In an email response, NSE said that it is supportive of all matters that are in the best interest of the Indian markets and investors. "Interoperability of clearing corporations is a material change to the existing market structure and is therefore being evaluated across multiple dimensions including risk management, technology, legal and operational matters, "said NSE spokesperson.
Sebi expert panel in a recent meeting with exchanges and trading members discussed the disruptions in the functioning of a stock exchange and the respective clearing corporations. It had discussed the importance and need of single clearing corporation and cited recent past instances of trading halt occurred due to technical glitch, cyber-attack, natural and man-made calamity and so on.

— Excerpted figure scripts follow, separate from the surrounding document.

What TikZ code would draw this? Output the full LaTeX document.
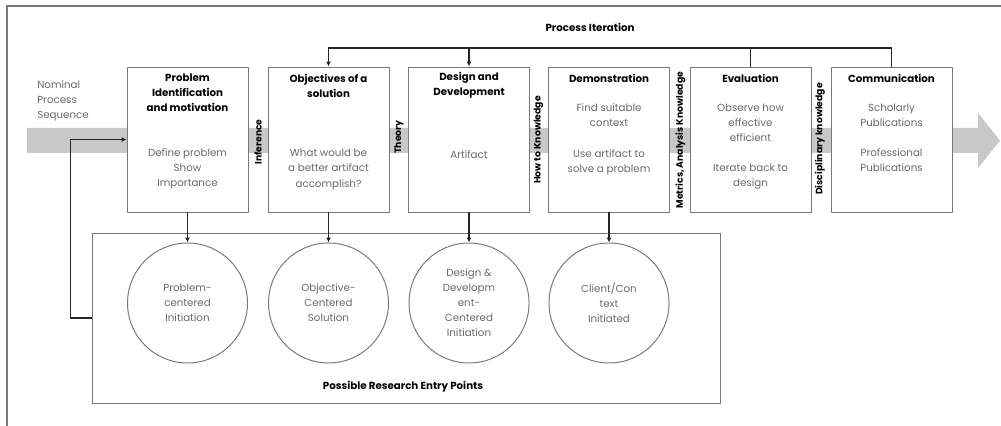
\documentclass[tikz,border=0pt]{standalone}
\usepackage{fontspec}
\setmainfont{Poppins}
\usetikzlibrary{arrows.meta}
\definecolor{framegray}{RGB}{120,120,120}
\definecolor{bandgray}{RGB}{200,200,200}
\definecolor{textgray}{RGB}{105,105,105}
\tikzset{
  stepbox/.style={draw=framegray,fill=white,line width=0.7pt,minimum width=30.25mm,minimum height=36.25mm,inner sep=0pt},
  boxtitle/.style={align=center,inner sep=0pt,font=\fontsize{7.3}{10.7}\selectfont\bfseries},
  boxbody/.style={align=center,inner sep=0pt,text=textgray,font=\fontsize{7.3}{10.7}\selectfont},
  gaplabel/.style={rotate=90,inner sep=0pt,font=\fontsize{6.6}{8}\selectfont\bfseries},
  entry/.style={circle,draw=framegray,line width=0.7pt,minimum size=30mm,align=center,inner sep=0pt,text=textgray,font=\fontsize{7.3}{10.7}\selectfont},
  loopline/.style={line width=1.1pt,draw=black!85,-{Latex[length=3.5pt,width=3.5pt]}},
}
\begin{document}
\begin{tikzpicture}[x=0.25mm,y=-0.25mm]
  \useasboundingbox (0,0) rectangle (1001,426);
  \draw[framegray,line width=0.8pt] (7,426) -- (7,6) -- (1001,6);
  \fill[bandgray] (27,128) -- (978,128) -- (978,113) -- (1000,140.5) -- (978,168) -- (978,153) -- (27,153) -- cycle;
  \node[boxbody,anchor=west,align=left] (nps) at (37,101) {Nominal\\Process\\Sequence};

  \node[stepbox] (b1) at (187.5,139.5) {};
  \node[stepbox] (b2) at (328.5,139.5) {};
  \node[stepbox] (b3) at (469,139.5) {};
  \node[stepbox] (b4) at (609,139.5) {};
  \node[stepbox] (b5) at (750.5,139.5) {};
  \node[stepbox] (b6) at (891.5,139.5) {};

  \node[boxtitle] (t1) at (187.5,93) {Problem\\Identification\\and motivation};
  \node[boxtitle] (t2) at (328.5,85.5) {Objectives of a\\solution};
  \node[boxtitle] (t3) at (469,85.5) {Design and\\Development};
  \node[boxtitle] (t4) at (609,78) {Demonstration};
  \node[boxtitle] (t5) at (750.5,78) {Evaluation};
  \node[boxtitle] (t6) at (891.5,78) {Communication};

  \node[boxbody] (d1) at (187.5,169) {Define problem\\Show\\Importance};
  \node[boxbody] (d2) at (328.5,169.5) {What would be\\a better artifact\\accomplish?};
  \node[boxbody] (d3) at (469,155) {Artifact};
  \node[boxbody] (d4a) at (609,115.5) {Find suitable\\context};
  \node[boxbody] (d4b) at (609,162) {Use artifact to\\solve a problem};
  \node[boxbody] (d5a) at (750.5,123) {Observe how\\effective\\efficient};
  \node[boxbody] (d5b) at (750.5,177) {Iterate back to\\design};
  \node[boxbody] (d6a) at (891.5,115.5) {Scholarly\\Publications};
  \node[boxbody] (d6b) at (891.5,160.5) {Professional\\Publications};

  \node[gaplabel] (g1) at (258,142) {Inference};
  \node[gaplabel] (g2) at (399,137) {Theory};
  \node[gaplabel] (g3) at (538.5,140) {How to Knowledge};
  \node[gaplabel] (g4) at (680.5,140) {Metrics, Analysis Knowledge};
  \node[gaplabel] (g5) at (820,139) {Disciplinary knowledge};

  \node[font=\fontsize{7.3}{9}\selectfont\bfseries] (pit) at (590,27) {Process Iteration};
  \coordinate (top) at (590,48);

  \node[draw=framegray,line width=0.7pt,minimum width=157mm,minimum height=42.5mm] (rp) at (406,318) {};
  \node[font=\fontsize{7.3}{9}\selectfont\bfseries] (rpl) at (403,387) {Possible Research Entry Points};

  \node[entry] (c1) at (187.5,303) {Problem-\\centered\\Initiation};
  \node[entry] (c2) at (328.5,303) {Objective-\\Centered\\Solution};
  \node[entry] (c3) at (469,303) {Design \&\\Developm\\ent-\\Centered\\Initiation};
  \node[entry] (c4) at (609,303) {Client/Con\\text\\Initiated};

  \begin{scope}[loopline]
    \draw (b6.north) |- (top) -| (b2.north);
    \draw (b3.north |- top) -- (b3.north);
    \draw[-] (b5.north) -- (b5.north |- top);
    \draw (b1.south) to (c1.north);
    \draw (b2.south) to (c2.north);
    \draw (b3.south) to (c3.north);
    \draw (b4.south) to (c4.north);
    \draw (rp.west) -- ++(-21,0) |- (b1.west);
  \end{scope}
\end{tikzpicture}
\end{document}
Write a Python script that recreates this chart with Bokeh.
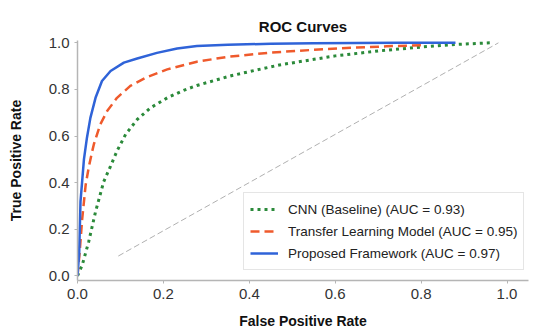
from bokeh.plotting import figure
from bokeh.models import FixedTicker, Range1d, Legend, LegendItem
from bokeh.embed import file_html
from bokeh.resources import INLINE

# ---- data ----
cnn_fpr = [0, 0.011, 0.026, 0.042, 0.061, 0.077, 0.092, 0.112, 0.139, 0.170, 0.209, 0.247, 0.278,
           0.36, 0.47, 0.6, 0.7, 0.8, 0.88, 0.96]
cnn_tpr = [0, 0.046, 0.146, 0.275, 0.404, 0.471, 0.536, 0.607, 0.671, 0.721, 0.764, 0.796, 0.817,
           0.86, 0.905, 0.944, 0.965, 0.982, 0.993, 1.0]

tl_fpr = [0, 0.005, 0.011, 0.019, 0.026, 0.034, 0.038, 0.053, 0.069, 0.092, 0.123, 0.162, 0.209,
          0.278, 0.35, 0.45, 0.55, 0.65, 0.72, 0.8]
tl_tpr = [0, 0.10, 0.246, 0.39, 0.464, 0.533, 0.564, 0.65, 0.707, 0.764, 0.815, 0.853, 0.886,
          0.919, 0.94, 0.958, 0.97, 0.98, 0.985, 0.99]

pf_fpr = [0, 0.004, 0.007, 0.015, 0.022, 0.030, 0.042, 0.057, 0.077, 0.108, 0.139, 0.185, 0.232,
          0.278, 0.35, 0.45, 0.55, 0.65, 0.75, 0.88]
pf_tpr = [0, 0.10, 0.32, 0.50, 0.593, 0.678, 0.764, 0.836, 0.879, 0.915, 0.933, 0.957, 0.976,
          0.986, 0.992, 0.996, 0.998, 0.999, 1.0, 1.0]

chance_x = [0.095, 0.98]
chance_y = [0.085, 1.0]

labels = ["CNN (Baseline) (AUC = 0.93)",
          "Transfer Learning Model (AUC = 0.95)",
          "Proposed Framework (AUC = 0.97)"]
ticks = [0.0, 0.2, 0.4, 0.6, 0.8, 1.0]
tick_labels = ["0.0", "0.2", "0.4", "0.6", "0.8", "1.0"]

FONT = "Liberation Sans"

p = figure(width=556, height=331,
           x_range=Range1d(0.0, 1.05), y_range=Range1d(-0.02, 1.01),
           output_backend="svg", toolbar_location=None,
           min_border_left=77, min_border_right=28,
           min_border_top=40, min_border_bottom=50,
           title="ROC Curves")

p.title.align = "center"
p.title.text_font = FONT
p.title.text_font_size = "15px"
p.title.text_font_style = "bold"
p.title.text_color = "#111111"
p.title.standoff = 12
p.title.offset = -23

p.outline_line_color = None
p.xgrid.visible = False
p.ygrid.visible = False

for ax in (p.xaxis[0], p.yaxis[0]):
    ax.ticker = FixedTicker(ticks=ticks)
    ax.major_label_overrides = {t: l for t, l in zip(ticks, tick_labels)}
    ax.axis_line_color = "#b5b5b5"
    ax.axis_line_width = 1.5
    ax.major_tick_line_color = "#b5b5b5"
    ax.major_tick_out = 3
    ax.major_tick_in = 0
    ax.minor_tick_line_color = None
    ax.major_label_text_font = FONT
    ax.major_label_text_font_size = "15px"
    ax.major_label_text_color = "#333333"
    ax.axis_label_text_font = FONT
    ax.axis_label_text_font_size = "14px"
    ax.axis_label_text_font_style = "bold"
    ax.axis_label_text_color = "#111111"

p.xaxis.axis_label = "False Positive Rate"
p.yaxis.axis_label = "True Positive Rate"
p.xaxis.major_label_standoff = 5
p.yaxis.major_label_standoff = 5
p.xaxis.axis_label_standoff = 11
p.yaxis.axis_label_standoff = 22

p.line(chance_x, chance_y, line_color="#b0b0b0", line_width=1, line_dash="6 3")
r_cnn = p.line(cnn_fpr, cnn_tpr, line_color="#2b8a3a", line_width=3, line_dash="3 4")
r_tl = p.line(tl_fpr, tl_tpr, line_color="#ef5a2c", line_width=2.5, line_dash="9 5")
r_pf = p.line(pf_fpr, pf_tpr, line_color="#2f63d8", line_width=2.5)

legend = Legend(items=[LegendItem(label=labels[0], renderers=[r_cnn]),
                       LegendItem(label=labels[1], renderers=[r_tl]),
                       LegendItem(label=labels[2], renderers=[r_pf])],
                location=(166, 10))
legend.label_text_font = FONT
legend.label_text_font_size = "13.5px"
legend.label_text_color = "#222222"
legend.border_line_color = "#cccccc"
legend.border_line_width = 1
legend.background_fill_color = "white"
legend.background_fill_alpha = 1.0
legend.padding = 6
legend.spacing = 2
legend.glyph_width = 28
legend.glyph_height = 20
legend.label_height = 20
legend.label_standoff = 10
legend.margin = 0
p.add_layout(legend, "center")

open("out.html", "w").write(file_html(p, INLINE))
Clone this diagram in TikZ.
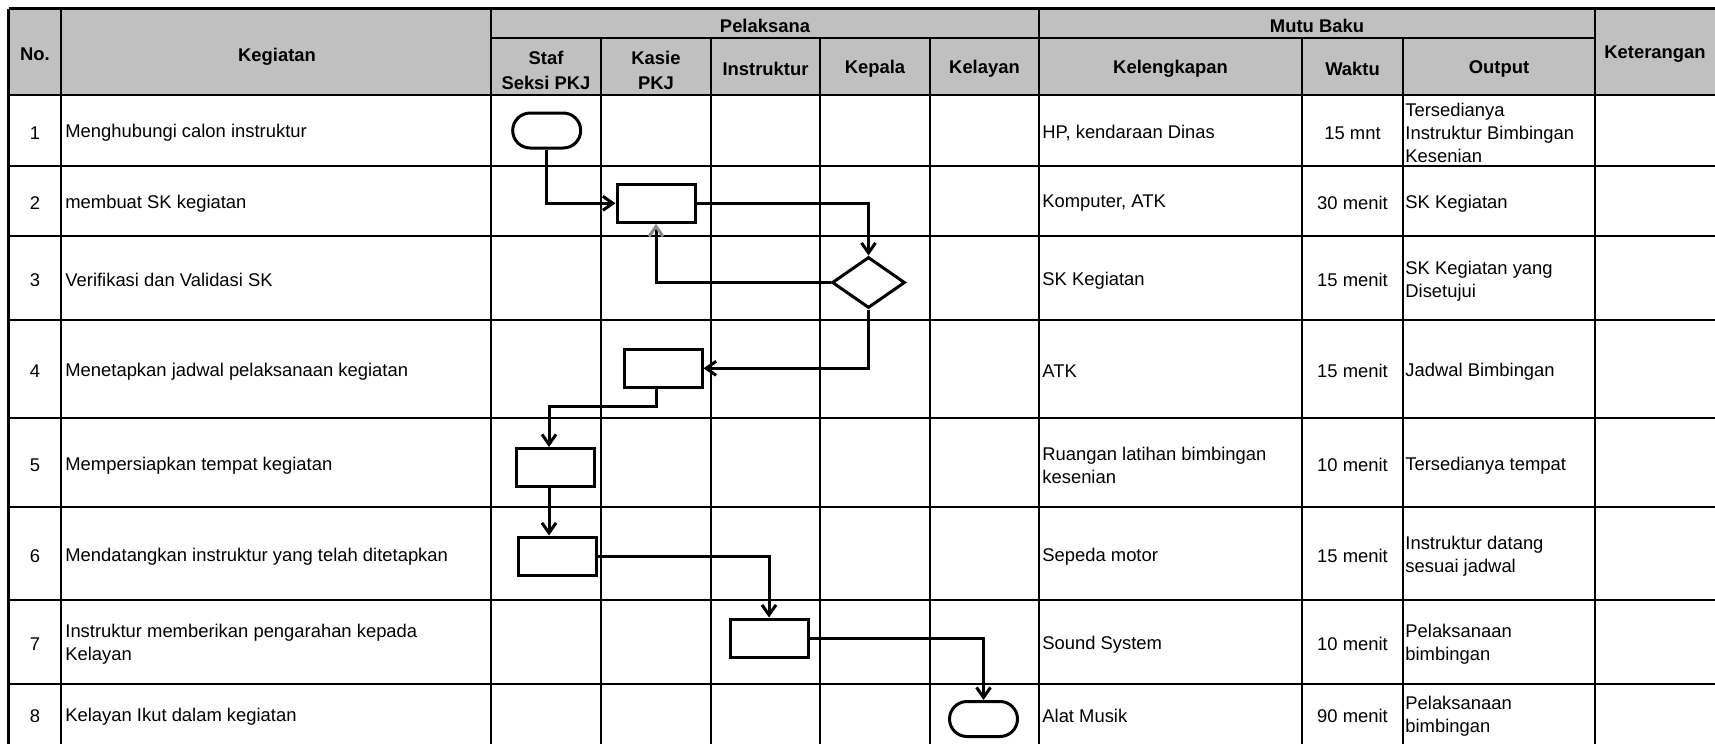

It highlighted that such incidence affects the whole market since the trading member would be unable to square off open positions of investors resulting in high losses. The panel has also constituted three sub-committees-- risk management, technical issues and operational issues and asked them to submit report on this.
"Sebi has involved various market infrastructure entities including exchanges and we are working with all entities. Regulator through working groups constituted by it is evaluating all these aspects in greater detail. Sebi will decide its way forward after considering inputs from the working group," said NSE.
Sources say that Sebi is now actively considering the proposal first suggested by KV Kamath Committee in 2015. The issue came into spotlight when market witnessed technical glitches in two of the major stock exchanges. On September 4, 2017, Multi-Commodity Exchange halted trading system for over 45 minutes due to technical glitch. While in July 2017, NSE also faced disruption for more than three hours due to unidentified software problem. Earlier also, BSE had to halt trading due to network outage.
Sebi panel is of view that if interoperability had been operational, the uncertainty and confusion in the market would have been abated since such glitches also affect clearing corporations.
Further, the interpretability would give brokers/trading members an option to execute trades on more than one stock exchanges and help them optimize their funds better.
Currently, a broker's business is constrained by the collateral to be deposited with each clearing corporations. With interoperability in place, investors can deposit their collateral with the preferred clearing corporation and also take advantage if the lower costs provided by the other stock exchange.
Besides, the single clearing corporation would also help brokers netting of settlement which would help lower risk and hence lower the margins. "Currently, we cannot achieve the full potential of netting benefits received from the current portfolio margining system as our position fragmented across clearing corporations," said one broker on the condition of anonymity.
At present, all exchanges have their clearing corporations, which is a critical link in the stock trade settlement system. Indian Clearing Corporation, National Securities Clearing Corporation and MCX-SX Clearing Corporation settle all the trades.